Thai Yellow Curry Paste is a great starting ingredient for fish or vegetable curries.


Ingredients

Units Scale
  • 1 1/2 cup Curry Paste Base
  • 1 Shallot , sliced
  • 1 ” Ginger, sliced
  • 1Galangal, sliced
  • 4 Green Cardamom Pods
  • 2 Black Cardamom Pods
  • 1 tsp Mustard Seed
  • 1 Tbls Cumin
  • Pinch Red Pepper Flakes or more
  • 2 Tbls Turmeric
  • 2 Tbls Coconut Oil
  • 1/2 cup Coconut Milk
  • 1 Tbls Fish Sauce

Instructions

  1. Heat a dry skillet over medium flame. Add the shallot, ginger, galangal, green cardamom, black cardamom and mustard seeds to the pan.

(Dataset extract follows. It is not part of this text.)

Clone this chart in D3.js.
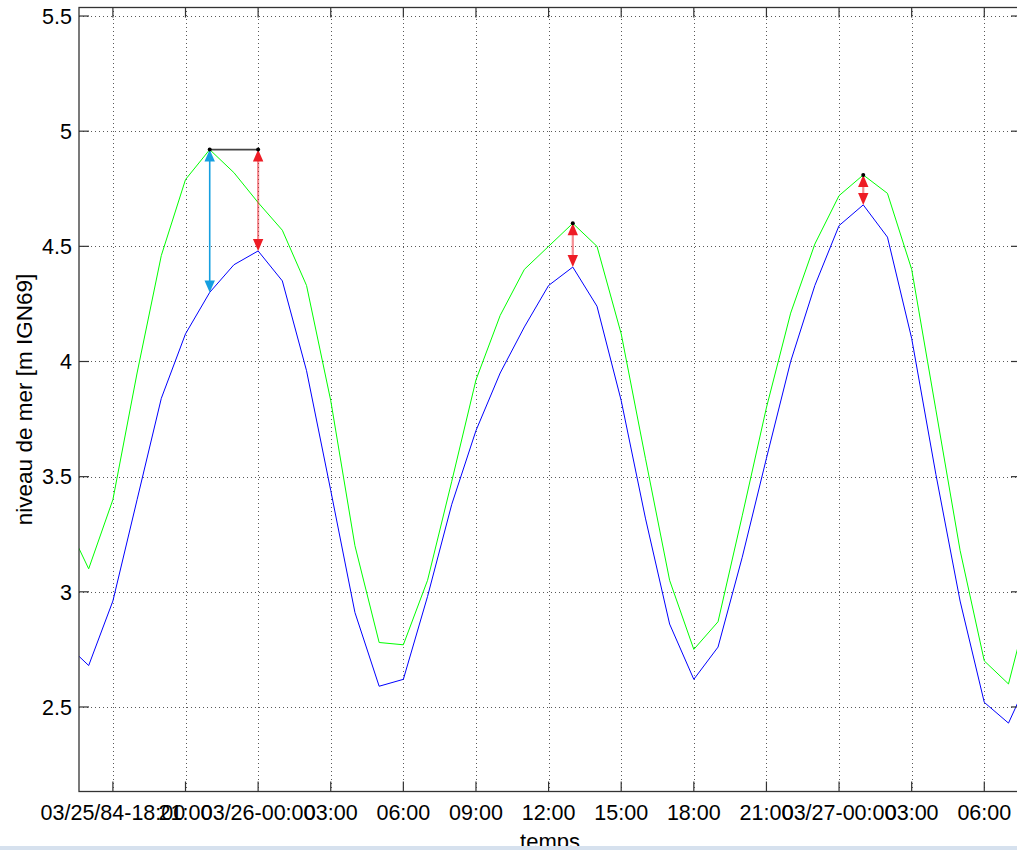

Cook for 5 minutes stirring occasionally.
  2. Remove the green and black cardamom seeds from their pods and then put all the sweated ingredients into a mortar and pestle. Grind it all until it is fairly smooth.
  3. Heat the coconut oil in a saucepan over medium heat. Add the Curry Paste Base and stir until it is well mixed.
  4. Add the cumin, turmeric, red pepper flakes, coconut milk and fish sauce. Stir well, turn down the heat and let simmer for 10 minutes.
  5. Store in the refrigerator or freezer.